### What to work on
Pictures stay out. Extract the lines below from the first one through the line with "inflow_q = [0.0010, 0.0010, 0.0]", both included.

### Provided records
— Begin —

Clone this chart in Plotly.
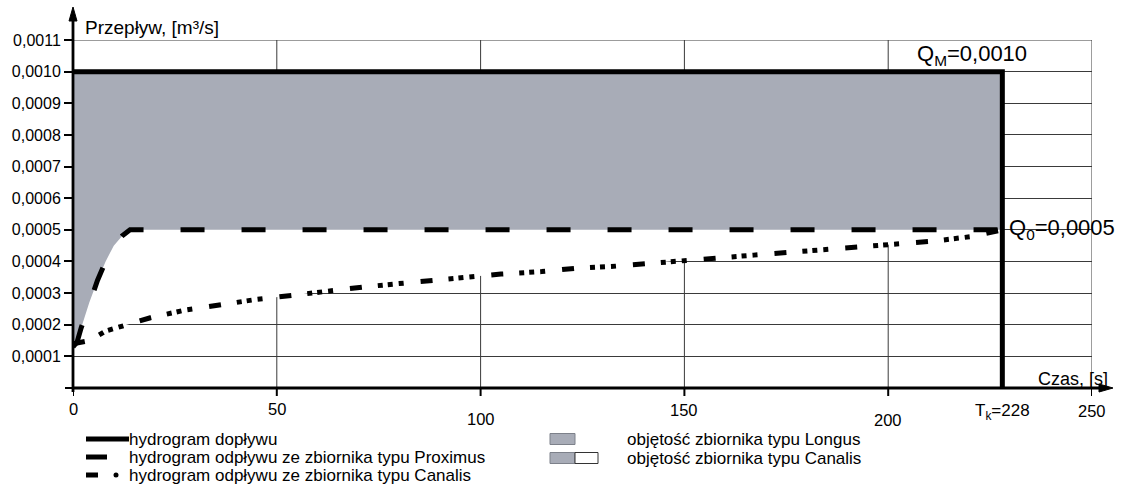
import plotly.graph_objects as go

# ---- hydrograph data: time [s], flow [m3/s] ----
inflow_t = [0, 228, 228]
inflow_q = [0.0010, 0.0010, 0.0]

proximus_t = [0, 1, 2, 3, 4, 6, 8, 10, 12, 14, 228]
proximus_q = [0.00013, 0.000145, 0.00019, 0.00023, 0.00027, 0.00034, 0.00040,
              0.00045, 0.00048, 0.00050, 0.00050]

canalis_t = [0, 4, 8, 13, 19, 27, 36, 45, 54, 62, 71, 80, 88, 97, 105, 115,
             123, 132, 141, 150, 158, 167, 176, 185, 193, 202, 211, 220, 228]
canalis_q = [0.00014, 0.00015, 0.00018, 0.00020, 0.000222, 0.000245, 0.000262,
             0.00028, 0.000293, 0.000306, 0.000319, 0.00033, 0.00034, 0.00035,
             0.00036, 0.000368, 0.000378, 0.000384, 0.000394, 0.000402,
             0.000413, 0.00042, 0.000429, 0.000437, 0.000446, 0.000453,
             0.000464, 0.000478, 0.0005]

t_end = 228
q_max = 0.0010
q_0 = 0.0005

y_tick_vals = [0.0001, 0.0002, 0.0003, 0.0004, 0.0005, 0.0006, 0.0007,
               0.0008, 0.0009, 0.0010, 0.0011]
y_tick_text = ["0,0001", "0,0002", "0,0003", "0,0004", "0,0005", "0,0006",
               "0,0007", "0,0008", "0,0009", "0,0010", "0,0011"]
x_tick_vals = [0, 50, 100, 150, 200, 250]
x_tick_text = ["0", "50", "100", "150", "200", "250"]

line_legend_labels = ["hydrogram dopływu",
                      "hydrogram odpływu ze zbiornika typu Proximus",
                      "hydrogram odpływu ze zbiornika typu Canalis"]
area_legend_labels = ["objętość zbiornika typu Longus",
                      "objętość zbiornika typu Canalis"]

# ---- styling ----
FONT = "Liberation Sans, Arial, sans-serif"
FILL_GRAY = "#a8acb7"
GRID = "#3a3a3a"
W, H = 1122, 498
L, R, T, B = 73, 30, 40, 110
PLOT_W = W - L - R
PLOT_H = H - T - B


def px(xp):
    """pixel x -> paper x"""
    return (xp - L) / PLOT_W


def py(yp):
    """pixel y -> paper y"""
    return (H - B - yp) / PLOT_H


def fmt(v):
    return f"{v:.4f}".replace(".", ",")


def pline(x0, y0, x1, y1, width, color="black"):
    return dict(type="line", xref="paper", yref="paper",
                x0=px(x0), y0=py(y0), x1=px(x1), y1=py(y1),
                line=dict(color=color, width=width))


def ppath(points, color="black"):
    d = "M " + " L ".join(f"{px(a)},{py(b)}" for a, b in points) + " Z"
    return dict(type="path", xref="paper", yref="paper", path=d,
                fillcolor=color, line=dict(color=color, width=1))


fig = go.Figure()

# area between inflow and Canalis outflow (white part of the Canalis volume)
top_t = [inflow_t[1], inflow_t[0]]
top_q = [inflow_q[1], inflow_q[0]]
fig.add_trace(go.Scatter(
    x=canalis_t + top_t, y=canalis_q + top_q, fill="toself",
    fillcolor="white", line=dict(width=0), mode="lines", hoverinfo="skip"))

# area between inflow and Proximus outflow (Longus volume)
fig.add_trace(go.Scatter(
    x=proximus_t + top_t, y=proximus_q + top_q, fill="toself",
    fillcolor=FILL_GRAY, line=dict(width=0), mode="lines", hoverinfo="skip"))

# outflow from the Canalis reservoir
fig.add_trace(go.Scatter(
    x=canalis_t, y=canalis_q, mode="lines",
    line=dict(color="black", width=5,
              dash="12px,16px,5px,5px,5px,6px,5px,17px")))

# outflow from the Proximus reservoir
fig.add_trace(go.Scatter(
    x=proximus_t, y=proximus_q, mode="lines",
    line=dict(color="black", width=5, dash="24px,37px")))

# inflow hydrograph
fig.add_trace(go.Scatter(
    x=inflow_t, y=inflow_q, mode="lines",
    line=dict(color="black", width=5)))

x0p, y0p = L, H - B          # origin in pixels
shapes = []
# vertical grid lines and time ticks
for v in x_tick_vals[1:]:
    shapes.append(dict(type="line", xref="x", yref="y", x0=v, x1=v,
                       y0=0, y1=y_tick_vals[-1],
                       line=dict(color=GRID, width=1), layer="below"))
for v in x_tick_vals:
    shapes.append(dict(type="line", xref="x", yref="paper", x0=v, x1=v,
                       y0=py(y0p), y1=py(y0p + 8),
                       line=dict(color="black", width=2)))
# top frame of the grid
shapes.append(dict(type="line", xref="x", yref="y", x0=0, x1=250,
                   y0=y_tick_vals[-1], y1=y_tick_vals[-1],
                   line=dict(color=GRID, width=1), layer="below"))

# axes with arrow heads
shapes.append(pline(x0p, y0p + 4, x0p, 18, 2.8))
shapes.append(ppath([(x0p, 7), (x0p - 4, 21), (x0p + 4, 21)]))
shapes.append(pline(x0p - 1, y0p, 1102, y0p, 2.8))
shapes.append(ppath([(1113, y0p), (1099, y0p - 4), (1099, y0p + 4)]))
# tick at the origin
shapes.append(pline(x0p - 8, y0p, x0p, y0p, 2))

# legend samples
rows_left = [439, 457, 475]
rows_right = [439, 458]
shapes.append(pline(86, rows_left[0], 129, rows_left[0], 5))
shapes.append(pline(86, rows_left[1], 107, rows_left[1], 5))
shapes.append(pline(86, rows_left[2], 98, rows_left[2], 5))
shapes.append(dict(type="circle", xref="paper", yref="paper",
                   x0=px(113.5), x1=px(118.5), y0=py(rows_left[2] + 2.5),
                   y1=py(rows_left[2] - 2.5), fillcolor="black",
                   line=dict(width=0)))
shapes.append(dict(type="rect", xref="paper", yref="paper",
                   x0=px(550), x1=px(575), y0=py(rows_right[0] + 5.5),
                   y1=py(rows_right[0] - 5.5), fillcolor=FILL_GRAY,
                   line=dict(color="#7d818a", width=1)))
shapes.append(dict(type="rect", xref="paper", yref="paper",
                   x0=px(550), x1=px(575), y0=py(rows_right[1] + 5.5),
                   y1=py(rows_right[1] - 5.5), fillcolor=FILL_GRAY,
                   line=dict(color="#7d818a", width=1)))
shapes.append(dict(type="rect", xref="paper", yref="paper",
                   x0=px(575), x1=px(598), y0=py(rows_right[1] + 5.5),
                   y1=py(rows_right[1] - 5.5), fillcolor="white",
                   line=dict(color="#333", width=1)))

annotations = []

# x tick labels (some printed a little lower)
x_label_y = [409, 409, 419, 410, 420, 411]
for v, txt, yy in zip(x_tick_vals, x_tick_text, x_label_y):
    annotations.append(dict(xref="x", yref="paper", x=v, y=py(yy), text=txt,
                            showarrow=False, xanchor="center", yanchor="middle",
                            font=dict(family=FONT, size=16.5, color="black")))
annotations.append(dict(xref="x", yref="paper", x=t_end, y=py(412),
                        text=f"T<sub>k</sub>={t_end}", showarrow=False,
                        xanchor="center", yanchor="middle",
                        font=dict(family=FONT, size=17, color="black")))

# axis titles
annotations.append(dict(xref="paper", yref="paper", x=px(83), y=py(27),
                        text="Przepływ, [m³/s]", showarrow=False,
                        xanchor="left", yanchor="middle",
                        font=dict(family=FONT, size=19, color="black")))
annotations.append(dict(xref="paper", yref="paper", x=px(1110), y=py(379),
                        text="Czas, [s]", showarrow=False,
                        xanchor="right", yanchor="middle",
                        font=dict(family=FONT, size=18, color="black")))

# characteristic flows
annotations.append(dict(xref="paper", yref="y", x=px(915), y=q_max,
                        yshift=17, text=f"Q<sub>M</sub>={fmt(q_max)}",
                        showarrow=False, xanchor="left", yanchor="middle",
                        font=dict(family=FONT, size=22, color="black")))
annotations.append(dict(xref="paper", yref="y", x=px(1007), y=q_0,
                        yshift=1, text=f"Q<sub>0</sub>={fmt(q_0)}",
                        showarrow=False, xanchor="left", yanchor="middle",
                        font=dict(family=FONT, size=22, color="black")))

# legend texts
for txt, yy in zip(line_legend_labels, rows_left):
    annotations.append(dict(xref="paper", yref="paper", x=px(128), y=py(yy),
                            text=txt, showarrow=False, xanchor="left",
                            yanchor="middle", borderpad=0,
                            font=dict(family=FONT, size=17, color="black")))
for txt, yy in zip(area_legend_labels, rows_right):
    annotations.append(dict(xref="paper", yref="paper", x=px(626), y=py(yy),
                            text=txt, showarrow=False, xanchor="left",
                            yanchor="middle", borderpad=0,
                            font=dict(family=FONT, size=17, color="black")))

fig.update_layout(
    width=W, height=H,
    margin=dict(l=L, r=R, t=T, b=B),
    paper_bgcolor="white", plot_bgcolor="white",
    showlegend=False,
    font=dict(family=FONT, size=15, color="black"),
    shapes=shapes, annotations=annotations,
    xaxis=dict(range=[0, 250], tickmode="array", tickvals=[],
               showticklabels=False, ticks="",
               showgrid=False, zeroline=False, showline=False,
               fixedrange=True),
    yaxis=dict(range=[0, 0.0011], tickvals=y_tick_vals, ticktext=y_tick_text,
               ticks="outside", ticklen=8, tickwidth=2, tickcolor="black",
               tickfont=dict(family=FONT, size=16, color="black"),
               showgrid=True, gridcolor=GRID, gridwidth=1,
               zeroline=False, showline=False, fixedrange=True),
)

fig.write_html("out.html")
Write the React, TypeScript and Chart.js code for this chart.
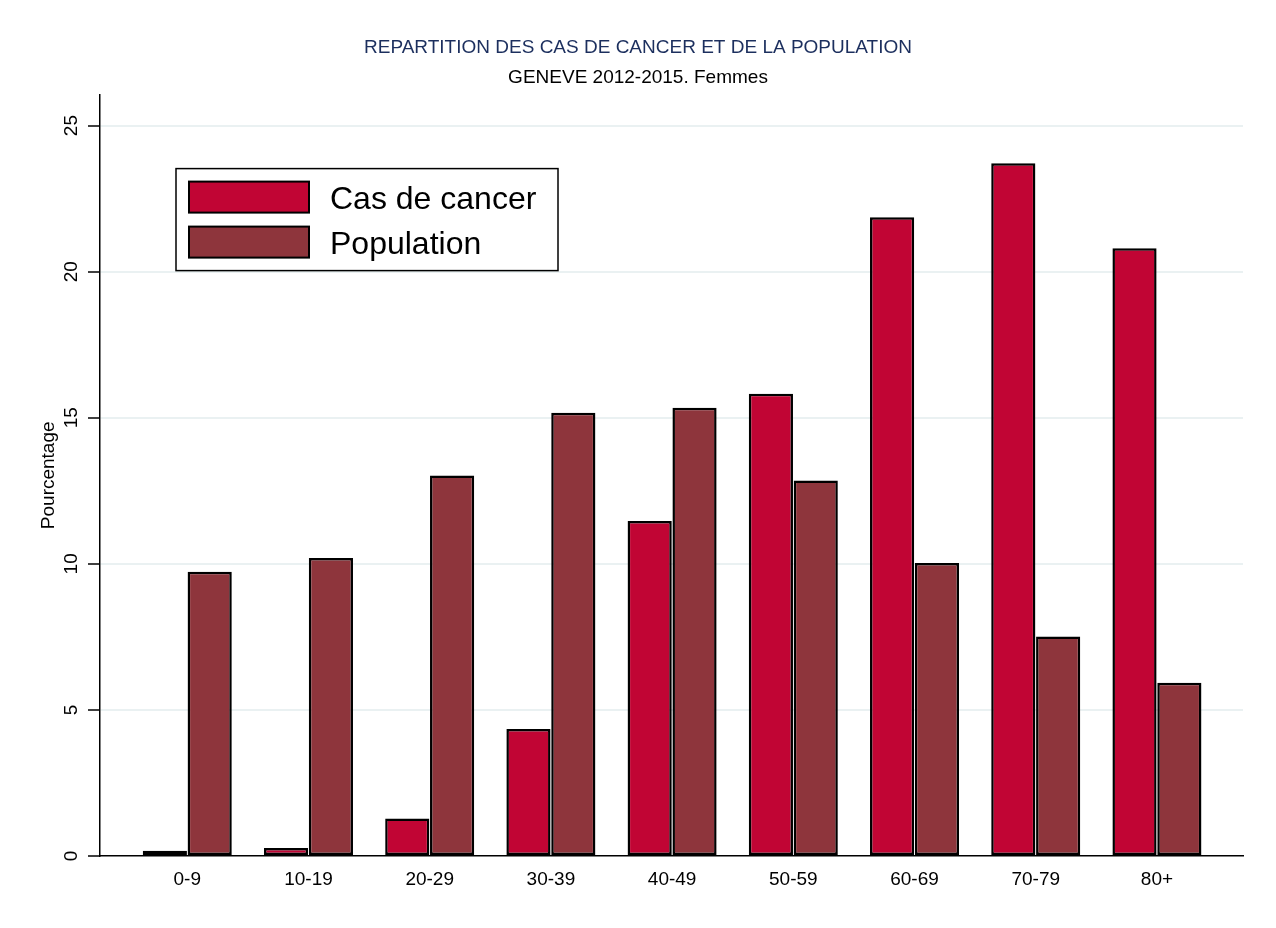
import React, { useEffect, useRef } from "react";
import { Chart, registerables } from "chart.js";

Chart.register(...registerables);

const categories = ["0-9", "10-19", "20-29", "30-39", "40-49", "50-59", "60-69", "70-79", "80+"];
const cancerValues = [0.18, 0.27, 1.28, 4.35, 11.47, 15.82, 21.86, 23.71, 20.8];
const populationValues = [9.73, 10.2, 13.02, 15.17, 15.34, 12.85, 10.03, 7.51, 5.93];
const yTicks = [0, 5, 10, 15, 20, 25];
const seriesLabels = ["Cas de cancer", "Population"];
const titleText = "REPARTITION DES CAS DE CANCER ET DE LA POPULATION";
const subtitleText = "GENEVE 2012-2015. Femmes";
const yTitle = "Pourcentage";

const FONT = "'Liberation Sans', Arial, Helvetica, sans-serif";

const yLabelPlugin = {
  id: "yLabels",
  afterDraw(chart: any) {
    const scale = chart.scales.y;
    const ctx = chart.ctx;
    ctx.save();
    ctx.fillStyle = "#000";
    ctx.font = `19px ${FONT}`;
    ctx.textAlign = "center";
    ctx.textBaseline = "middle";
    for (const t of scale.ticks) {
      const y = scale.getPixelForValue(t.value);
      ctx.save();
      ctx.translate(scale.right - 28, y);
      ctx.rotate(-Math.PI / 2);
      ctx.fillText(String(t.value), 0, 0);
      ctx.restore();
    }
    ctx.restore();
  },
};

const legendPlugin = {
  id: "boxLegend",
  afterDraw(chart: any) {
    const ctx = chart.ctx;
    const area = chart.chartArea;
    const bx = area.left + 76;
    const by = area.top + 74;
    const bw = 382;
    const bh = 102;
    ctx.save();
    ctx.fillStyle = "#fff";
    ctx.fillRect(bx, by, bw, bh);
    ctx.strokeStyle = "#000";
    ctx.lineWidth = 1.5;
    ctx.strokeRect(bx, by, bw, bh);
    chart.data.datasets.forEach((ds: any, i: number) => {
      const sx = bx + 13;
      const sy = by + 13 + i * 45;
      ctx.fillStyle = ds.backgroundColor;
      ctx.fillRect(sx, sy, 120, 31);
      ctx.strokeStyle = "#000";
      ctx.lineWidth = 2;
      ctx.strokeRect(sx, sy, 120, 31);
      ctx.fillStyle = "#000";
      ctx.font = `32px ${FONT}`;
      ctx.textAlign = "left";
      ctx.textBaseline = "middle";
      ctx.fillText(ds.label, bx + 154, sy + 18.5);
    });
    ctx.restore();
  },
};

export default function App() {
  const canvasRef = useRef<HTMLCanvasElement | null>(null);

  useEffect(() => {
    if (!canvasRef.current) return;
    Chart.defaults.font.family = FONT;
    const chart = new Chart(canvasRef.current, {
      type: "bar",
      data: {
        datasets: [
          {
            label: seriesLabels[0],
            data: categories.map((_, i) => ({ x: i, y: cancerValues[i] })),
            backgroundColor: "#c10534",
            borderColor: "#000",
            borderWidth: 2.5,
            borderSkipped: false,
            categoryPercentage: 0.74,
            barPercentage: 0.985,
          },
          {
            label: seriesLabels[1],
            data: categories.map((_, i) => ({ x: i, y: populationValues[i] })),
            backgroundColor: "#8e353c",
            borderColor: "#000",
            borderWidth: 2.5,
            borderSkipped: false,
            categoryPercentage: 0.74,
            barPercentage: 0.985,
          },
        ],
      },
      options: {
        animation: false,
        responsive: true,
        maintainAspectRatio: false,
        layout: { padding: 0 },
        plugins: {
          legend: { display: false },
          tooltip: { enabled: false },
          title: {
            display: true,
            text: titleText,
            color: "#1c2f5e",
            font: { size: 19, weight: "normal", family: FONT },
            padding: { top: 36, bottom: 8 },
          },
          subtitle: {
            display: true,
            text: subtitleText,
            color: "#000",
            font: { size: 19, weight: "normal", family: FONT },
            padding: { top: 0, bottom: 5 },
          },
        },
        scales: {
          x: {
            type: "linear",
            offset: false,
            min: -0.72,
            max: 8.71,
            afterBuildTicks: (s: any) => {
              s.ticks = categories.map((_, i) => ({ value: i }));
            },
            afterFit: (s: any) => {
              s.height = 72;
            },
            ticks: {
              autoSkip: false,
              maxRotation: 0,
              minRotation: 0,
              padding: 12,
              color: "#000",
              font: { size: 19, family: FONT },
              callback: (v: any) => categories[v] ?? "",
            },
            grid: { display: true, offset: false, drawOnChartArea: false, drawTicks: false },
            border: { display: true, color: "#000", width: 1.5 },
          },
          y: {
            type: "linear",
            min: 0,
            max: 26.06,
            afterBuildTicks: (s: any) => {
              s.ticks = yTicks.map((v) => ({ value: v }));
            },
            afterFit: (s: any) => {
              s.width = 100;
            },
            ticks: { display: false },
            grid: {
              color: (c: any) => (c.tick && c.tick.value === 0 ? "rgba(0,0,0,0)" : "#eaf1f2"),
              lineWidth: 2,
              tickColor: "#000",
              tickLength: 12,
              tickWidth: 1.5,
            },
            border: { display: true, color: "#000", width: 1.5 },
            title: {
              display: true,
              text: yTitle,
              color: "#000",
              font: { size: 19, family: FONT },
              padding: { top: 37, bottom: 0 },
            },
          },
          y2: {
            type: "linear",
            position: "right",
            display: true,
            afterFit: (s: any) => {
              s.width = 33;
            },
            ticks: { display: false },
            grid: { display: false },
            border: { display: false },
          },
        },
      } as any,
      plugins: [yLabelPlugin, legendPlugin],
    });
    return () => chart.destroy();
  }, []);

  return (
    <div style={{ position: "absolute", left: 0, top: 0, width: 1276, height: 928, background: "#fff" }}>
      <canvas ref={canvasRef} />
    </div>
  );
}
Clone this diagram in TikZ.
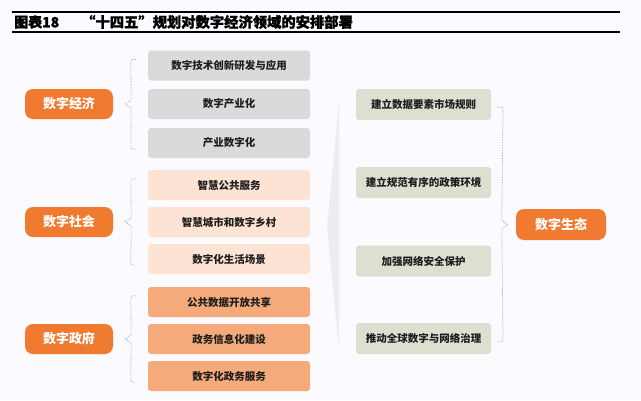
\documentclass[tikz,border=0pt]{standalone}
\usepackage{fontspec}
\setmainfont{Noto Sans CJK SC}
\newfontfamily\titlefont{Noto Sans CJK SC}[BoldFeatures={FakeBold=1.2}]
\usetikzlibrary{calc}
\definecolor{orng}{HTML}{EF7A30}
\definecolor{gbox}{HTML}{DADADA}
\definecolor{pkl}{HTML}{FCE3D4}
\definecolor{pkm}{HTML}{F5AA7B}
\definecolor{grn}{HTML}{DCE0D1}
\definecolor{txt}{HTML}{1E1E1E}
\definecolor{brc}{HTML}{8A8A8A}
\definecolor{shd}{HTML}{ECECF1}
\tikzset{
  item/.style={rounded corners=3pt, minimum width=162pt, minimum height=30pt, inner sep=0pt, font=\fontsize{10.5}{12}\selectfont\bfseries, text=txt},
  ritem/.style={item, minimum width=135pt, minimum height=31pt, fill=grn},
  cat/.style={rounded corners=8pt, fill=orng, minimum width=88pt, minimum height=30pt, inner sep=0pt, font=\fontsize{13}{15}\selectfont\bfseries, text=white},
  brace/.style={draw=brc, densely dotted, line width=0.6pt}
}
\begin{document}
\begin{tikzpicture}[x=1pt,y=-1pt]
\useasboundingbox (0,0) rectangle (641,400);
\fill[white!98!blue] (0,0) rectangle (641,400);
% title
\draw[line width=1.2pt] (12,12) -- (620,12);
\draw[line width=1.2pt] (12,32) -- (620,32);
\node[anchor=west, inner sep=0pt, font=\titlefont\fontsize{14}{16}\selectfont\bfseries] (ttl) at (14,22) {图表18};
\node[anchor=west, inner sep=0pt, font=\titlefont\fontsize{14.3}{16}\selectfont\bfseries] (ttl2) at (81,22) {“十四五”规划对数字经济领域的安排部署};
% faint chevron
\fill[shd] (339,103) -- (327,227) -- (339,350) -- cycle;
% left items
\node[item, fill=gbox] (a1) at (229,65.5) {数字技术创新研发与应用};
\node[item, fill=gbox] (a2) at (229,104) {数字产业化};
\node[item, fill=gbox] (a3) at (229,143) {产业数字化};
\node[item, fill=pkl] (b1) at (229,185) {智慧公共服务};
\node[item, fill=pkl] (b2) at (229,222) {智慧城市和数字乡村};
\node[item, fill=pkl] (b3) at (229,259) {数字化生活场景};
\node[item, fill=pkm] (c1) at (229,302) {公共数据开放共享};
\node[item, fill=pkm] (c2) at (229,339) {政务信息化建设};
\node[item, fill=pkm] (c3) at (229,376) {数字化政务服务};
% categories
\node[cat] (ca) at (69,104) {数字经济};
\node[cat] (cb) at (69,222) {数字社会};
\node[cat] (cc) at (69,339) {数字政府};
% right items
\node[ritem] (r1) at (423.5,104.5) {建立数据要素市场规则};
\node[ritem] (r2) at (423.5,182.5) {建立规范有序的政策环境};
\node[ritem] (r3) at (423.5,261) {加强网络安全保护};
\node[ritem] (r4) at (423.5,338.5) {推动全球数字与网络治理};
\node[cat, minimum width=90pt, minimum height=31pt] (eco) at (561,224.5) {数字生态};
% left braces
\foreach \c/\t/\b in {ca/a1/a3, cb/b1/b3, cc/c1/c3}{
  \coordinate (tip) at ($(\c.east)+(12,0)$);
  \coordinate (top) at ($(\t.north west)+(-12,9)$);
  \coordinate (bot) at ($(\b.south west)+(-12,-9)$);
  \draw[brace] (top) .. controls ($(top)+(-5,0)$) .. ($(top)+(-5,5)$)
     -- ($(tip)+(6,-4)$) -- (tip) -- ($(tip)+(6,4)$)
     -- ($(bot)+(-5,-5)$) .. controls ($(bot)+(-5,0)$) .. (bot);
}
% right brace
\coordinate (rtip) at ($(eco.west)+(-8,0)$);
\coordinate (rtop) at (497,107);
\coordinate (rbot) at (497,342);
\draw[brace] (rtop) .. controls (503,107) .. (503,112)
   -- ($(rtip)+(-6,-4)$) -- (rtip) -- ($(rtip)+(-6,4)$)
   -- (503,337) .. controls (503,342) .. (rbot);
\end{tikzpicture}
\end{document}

— End —

### The reply
Clone this chart in Plotly.
import plotly.graph_objects as go

# ---- hydrograph data: time [s], flow [m3/s] ----
inflow_t = [0, 228, 228]
inflow_q = [0.0010, 0.0010, 0.0]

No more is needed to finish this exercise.